Our investment universe is composed of announced mergers in Europe and in the United States. For a smaller part of our portfolio, we can open positions on squeeze out and partial offers. Then, we apply filters to this universe :

- the capitalization of the target company must be higher than € 500 million
- liquidity of the stock (our position must not be longer than 2 trading days)
- sector allocation (some sectors are systematically prescribed by the fund managers)
- specific countries (some countries have a low probability of merger success)

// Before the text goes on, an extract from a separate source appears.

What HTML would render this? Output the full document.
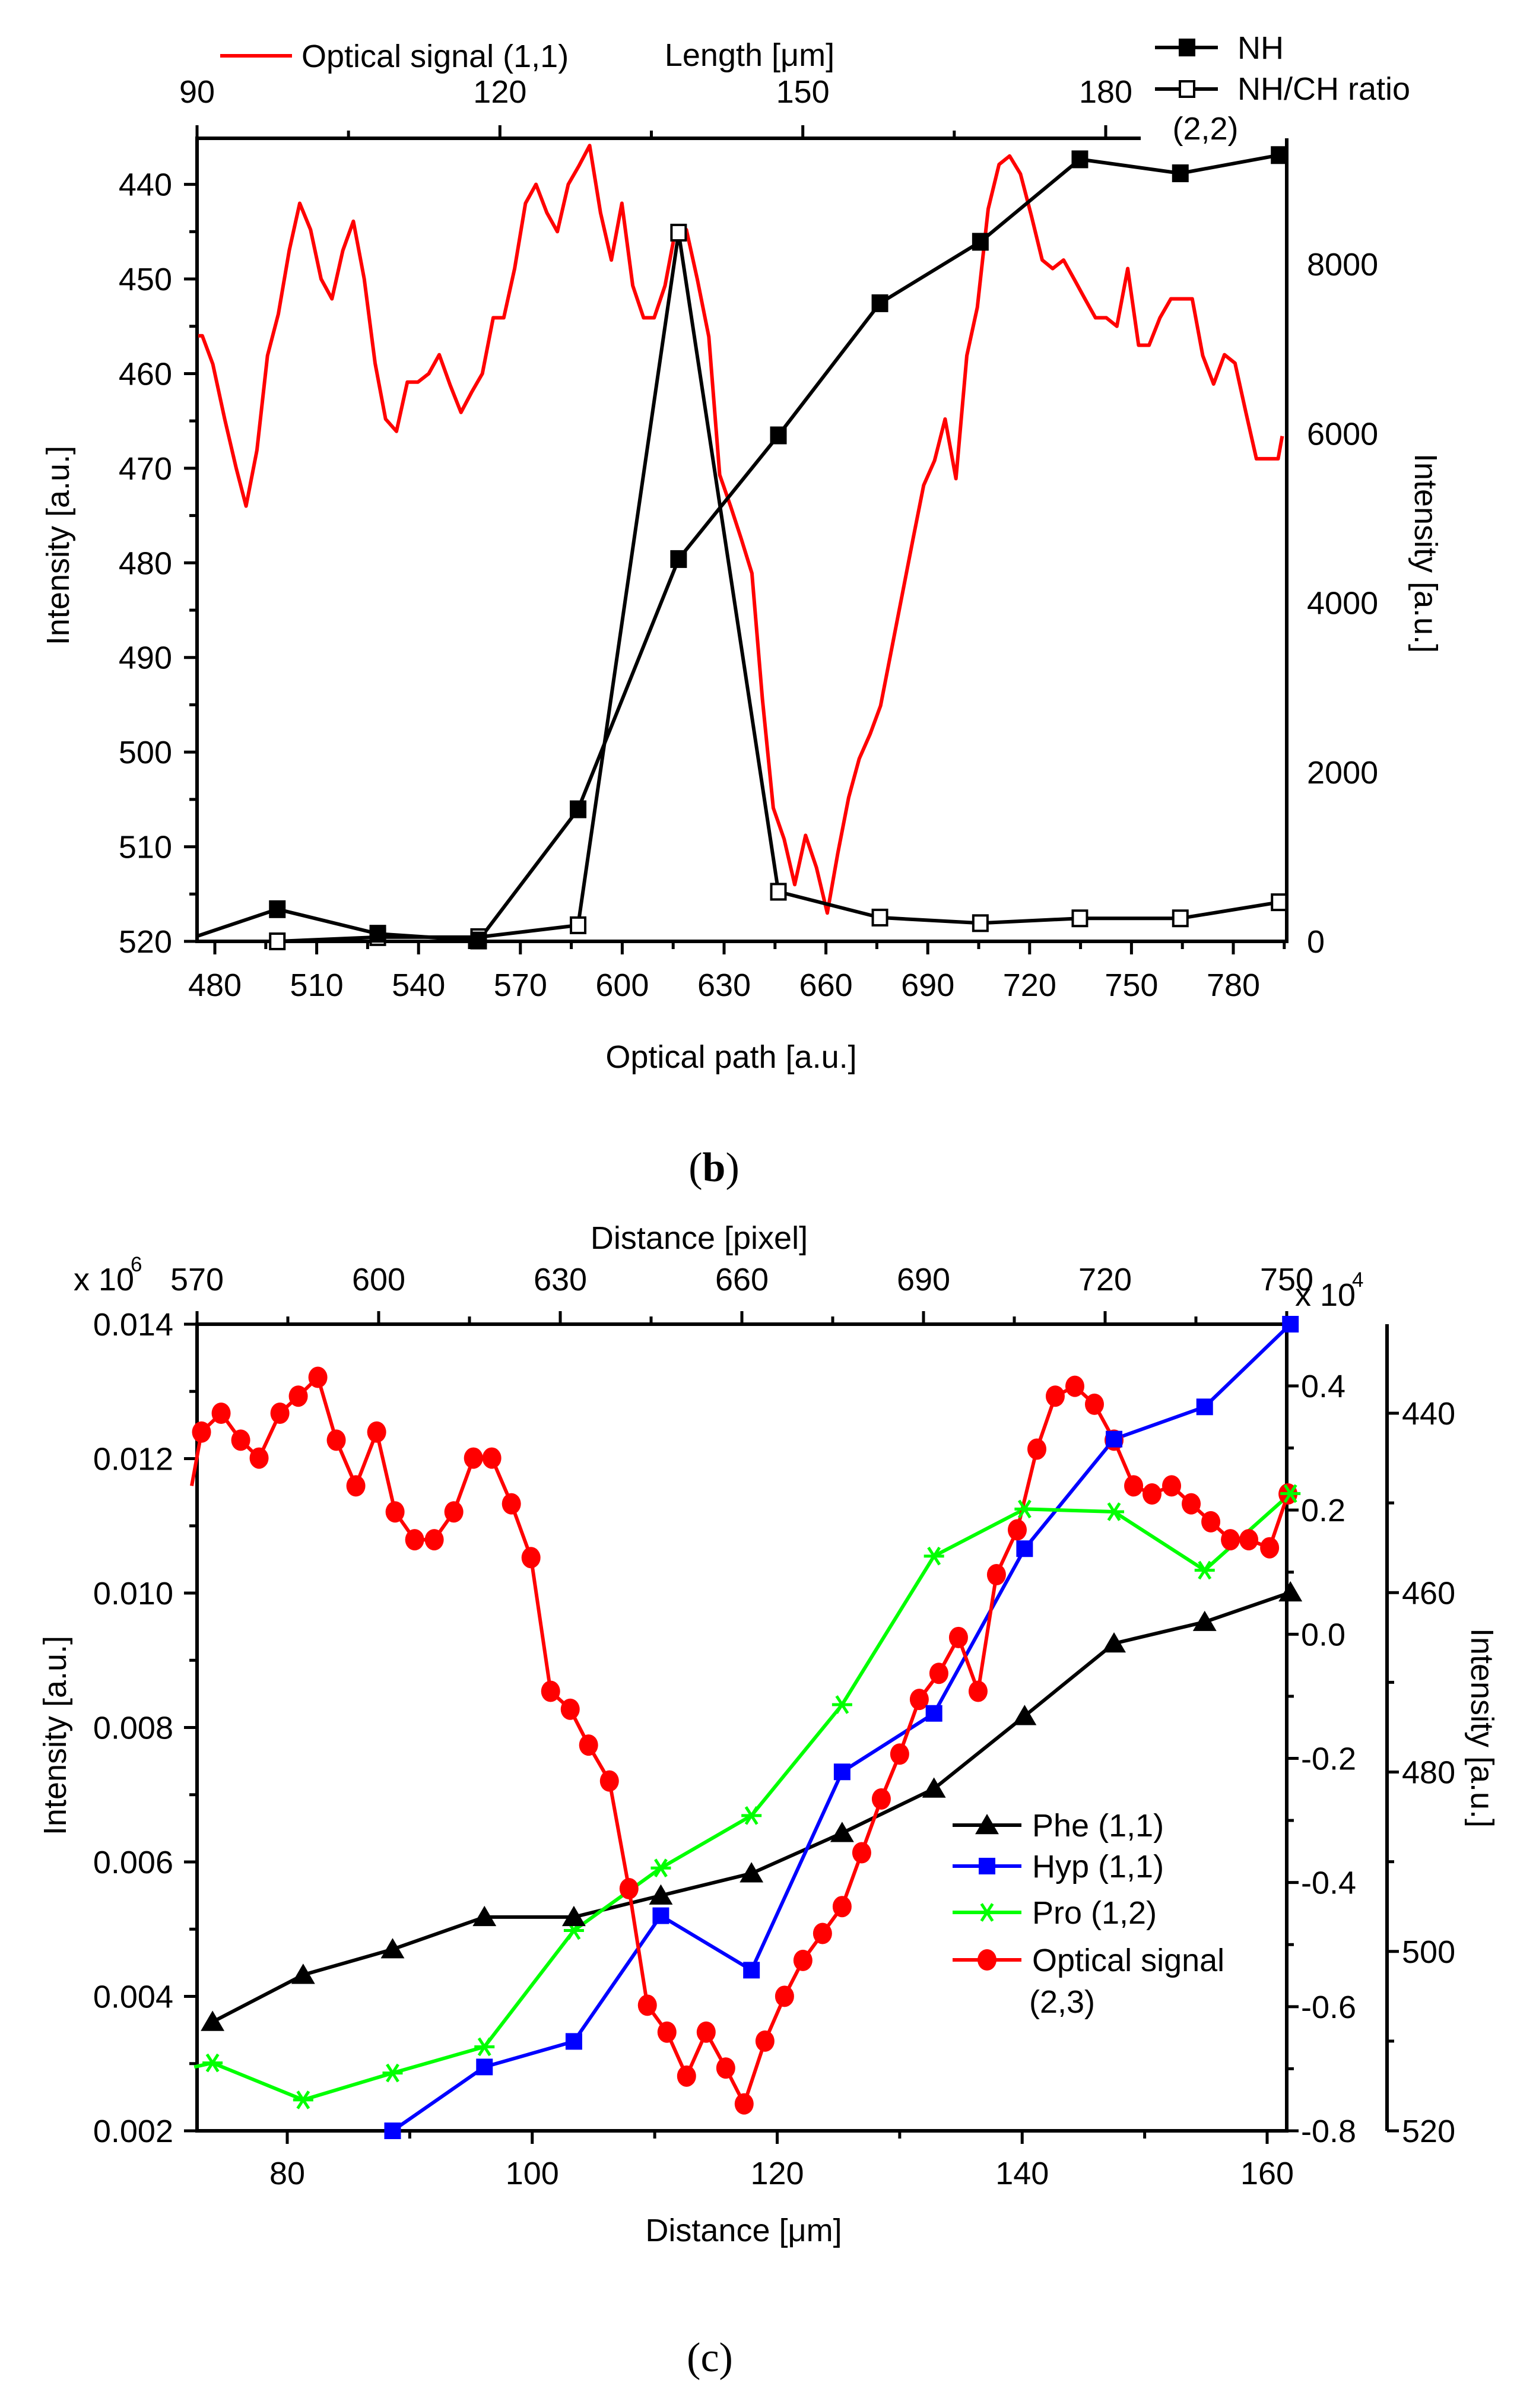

Then, we analyse our universe in a two way approach: a fundamental analysis and a probabilistic model to obtain an optimal portfolio allocation.

Fundamental analysis

The fundamental analysis is quite common for this type of strategy. It can be divided into 5 principal themes :

- a sector analysis (past & current mergers, competition, business trends, potential counter-bid, political and union issues, sector multiples)
- the pricing offer (parity, financing, repo, soft and hard options, dividend forecast, timetable)
- a legal analysis (merger agreement, regulatory issues, shareholders analysis, minorities, poison pills, litigation, class action)
- a risk analysis (stress test, scenarios)
- a fundamental analysis (balance sheet, market capitalisation, cash flows, accounting red flags, strategy, synergy, historical corporate events).

Probabilistic Model

A probabilistic in-house model has been developed on a basis of more than 500 past mergers on which the investment team had positions.
This model lists all of the potential causes of deal breaking and calculates a probability of success of the offer. We also calculate a downside, a potential upside and a "fair value" i.e. a spread where the manager estimates that all the potential risks are taken into account. We compare this spread to the market price and we deduct a "trading range"; an entry zone and an exit zone for the position.
Even if the final decision is taken by the fund managers, this model is an excellent indicator and provides a dynamic portfolio; we do not hesitate to take our profit on a position instead of carrying it until the settlement date, considering that we are not paid enought to keep the risk.